* Goal of the exercise: Only the lines from the start of the data through the line with "const requestsOver1000 = [0, 0, 0, 4, 2];" belong in the copy. Restate them word for word, minus the pictures.

* Data excerpt:

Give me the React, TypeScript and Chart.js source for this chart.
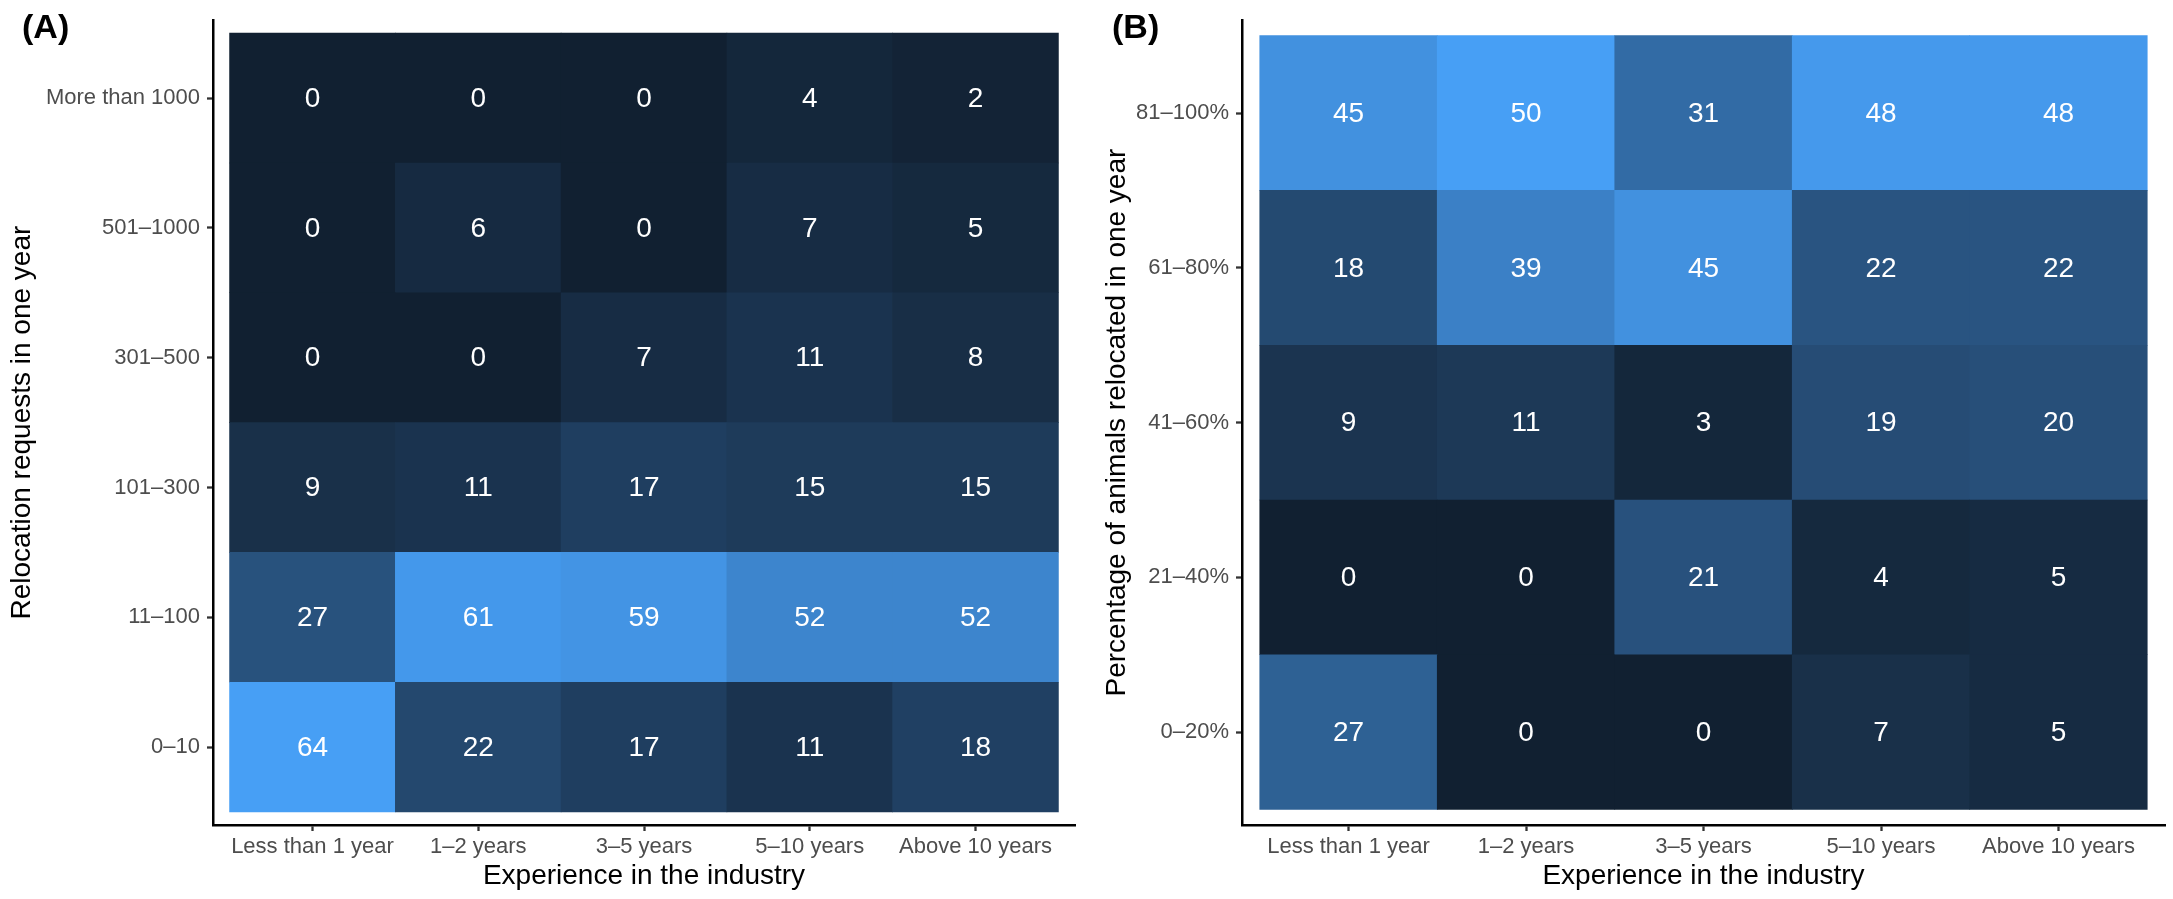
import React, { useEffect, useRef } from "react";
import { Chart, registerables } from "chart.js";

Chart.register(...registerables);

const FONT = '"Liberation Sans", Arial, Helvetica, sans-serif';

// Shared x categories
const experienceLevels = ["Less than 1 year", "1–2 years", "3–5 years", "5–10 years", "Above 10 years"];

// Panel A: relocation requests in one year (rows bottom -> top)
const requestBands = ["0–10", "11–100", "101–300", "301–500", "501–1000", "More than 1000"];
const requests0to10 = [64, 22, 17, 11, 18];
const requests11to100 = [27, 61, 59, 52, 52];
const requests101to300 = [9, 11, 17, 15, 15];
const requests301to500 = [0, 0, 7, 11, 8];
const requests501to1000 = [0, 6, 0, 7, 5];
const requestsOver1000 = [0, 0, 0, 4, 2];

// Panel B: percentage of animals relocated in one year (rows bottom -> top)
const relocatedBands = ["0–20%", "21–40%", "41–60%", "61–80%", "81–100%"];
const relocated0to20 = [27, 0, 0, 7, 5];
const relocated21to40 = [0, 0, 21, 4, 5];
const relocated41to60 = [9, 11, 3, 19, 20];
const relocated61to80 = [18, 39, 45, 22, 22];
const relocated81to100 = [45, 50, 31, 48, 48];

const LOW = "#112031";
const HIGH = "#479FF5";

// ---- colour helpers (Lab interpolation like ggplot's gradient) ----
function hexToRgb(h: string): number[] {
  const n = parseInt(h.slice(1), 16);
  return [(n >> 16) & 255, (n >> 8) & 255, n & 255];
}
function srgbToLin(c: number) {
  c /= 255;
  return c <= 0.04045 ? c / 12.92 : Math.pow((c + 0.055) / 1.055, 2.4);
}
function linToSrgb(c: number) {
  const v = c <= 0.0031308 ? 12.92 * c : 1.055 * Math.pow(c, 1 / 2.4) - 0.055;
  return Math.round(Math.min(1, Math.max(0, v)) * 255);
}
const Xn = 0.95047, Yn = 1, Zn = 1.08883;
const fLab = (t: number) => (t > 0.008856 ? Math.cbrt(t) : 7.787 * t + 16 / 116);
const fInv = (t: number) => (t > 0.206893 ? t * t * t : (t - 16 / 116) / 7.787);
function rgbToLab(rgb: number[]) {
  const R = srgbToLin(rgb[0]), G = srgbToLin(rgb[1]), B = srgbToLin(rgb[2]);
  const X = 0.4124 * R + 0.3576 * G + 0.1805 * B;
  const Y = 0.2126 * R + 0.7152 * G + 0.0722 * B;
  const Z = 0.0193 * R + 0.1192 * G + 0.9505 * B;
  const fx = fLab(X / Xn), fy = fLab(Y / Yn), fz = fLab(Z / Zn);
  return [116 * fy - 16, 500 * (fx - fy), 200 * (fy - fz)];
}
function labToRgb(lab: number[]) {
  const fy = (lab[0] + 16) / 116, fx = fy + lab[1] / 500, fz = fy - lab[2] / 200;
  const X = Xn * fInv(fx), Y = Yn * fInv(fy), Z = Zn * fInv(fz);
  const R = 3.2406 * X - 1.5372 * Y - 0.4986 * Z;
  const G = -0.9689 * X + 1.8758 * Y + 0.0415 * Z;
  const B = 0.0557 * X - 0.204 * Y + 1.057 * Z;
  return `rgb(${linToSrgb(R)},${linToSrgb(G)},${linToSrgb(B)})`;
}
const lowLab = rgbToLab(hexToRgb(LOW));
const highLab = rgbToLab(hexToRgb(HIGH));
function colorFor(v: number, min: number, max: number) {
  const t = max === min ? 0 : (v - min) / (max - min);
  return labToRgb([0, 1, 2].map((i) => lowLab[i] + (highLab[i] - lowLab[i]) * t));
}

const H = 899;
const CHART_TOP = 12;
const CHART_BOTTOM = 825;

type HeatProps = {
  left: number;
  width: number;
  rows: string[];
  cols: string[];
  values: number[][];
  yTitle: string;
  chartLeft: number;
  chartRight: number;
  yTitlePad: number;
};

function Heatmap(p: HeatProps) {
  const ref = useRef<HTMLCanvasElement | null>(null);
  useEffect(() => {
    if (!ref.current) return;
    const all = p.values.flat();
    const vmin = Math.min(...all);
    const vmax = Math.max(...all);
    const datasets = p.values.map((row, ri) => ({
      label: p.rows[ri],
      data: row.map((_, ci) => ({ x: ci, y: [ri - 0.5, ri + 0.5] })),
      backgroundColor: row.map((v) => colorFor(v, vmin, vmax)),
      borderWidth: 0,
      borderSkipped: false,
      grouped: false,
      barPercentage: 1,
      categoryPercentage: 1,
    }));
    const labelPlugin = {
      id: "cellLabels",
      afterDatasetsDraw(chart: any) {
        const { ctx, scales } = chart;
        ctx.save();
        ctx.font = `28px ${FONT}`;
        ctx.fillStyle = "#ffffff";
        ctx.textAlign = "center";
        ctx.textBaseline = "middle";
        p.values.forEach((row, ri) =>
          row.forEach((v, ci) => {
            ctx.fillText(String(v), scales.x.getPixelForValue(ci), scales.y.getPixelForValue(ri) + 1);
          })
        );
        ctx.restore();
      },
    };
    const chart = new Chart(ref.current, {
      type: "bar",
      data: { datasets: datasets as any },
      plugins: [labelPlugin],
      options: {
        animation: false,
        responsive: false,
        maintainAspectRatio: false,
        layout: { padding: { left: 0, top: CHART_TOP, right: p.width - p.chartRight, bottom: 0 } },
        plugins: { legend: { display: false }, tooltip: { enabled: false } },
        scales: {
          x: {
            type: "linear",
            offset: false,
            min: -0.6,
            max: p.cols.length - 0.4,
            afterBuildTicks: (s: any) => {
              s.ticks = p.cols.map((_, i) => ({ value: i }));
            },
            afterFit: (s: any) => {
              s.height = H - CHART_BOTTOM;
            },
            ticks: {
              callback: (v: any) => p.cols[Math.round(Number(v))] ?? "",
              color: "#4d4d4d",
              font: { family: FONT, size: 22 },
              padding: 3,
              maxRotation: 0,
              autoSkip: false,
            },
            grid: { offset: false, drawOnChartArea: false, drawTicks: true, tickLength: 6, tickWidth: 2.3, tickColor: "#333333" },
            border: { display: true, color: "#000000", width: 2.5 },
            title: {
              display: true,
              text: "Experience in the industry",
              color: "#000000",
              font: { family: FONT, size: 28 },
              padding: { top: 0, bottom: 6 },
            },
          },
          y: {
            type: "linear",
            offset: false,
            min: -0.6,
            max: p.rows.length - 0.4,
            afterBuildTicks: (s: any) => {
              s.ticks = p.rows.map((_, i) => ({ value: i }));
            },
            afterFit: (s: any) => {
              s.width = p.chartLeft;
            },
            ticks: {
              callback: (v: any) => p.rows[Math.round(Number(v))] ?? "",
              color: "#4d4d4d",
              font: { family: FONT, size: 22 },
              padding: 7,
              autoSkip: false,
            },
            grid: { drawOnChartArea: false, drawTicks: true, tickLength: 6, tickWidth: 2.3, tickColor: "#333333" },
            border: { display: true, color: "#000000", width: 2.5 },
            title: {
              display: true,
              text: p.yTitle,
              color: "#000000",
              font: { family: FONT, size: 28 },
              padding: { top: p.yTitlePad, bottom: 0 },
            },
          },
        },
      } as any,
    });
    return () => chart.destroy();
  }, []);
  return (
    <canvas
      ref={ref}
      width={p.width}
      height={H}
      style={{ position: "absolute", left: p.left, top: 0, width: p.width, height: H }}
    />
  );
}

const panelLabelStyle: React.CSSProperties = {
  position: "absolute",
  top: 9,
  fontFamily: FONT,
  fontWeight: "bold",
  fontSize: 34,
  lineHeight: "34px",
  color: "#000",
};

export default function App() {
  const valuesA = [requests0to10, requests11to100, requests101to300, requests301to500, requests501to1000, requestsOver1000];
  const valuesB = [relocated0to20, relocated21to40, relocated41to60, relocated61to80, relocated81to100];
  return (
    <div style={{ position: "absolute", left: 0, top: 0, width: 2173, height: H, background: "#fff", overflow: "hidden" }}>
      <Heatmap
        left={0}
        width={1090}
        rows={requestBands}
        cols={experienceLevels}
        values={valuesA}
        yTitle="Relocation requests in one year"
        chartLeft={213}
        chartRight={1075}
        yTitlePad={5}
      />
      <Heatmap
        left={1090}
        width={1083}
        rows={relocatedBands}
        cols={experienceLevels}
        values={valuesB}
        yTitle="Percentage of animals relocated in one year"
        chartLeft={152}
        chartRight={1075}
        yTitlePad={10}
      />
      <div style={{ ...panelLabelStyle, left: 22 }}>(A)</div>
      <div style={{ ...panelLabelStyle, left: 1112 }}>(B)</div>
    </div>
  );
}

* The solution:
Give me the React, TypeScript and Chart.js source for this chart.
import React, { useEffect, useRef } from "react";
import { Chart, registerables } from "chart.js";

Chart.register(...registerables);

const FONT = '"Liberation Sans", Arial, Helvetica, sans-serif';

// Shared x categories
const experienceLevels = ["Less than 1 year", "1–2 years", "3–5 years", "5–10 years", "Above 10 years"];

// Panel A: relocation requests in one year (rows bottom -> top)
const requestBands = ["0–10", "11–100", "101–300", "301–500", "501–1000", "More than 1000"];
const requests0to10 = [64, 22, 17, 11, 18];
const requests11to100 = [27, 61, 59, 52, 52];
const requests101to300 = [9, 11, 17, 15, 15];
const requests301to500 = [0, 0, 7, 11, 8];
const requests501to1000 = [0, 6, 0, 7, 5];
const requestsOver1000 = [0, 0, 0, 4, 2];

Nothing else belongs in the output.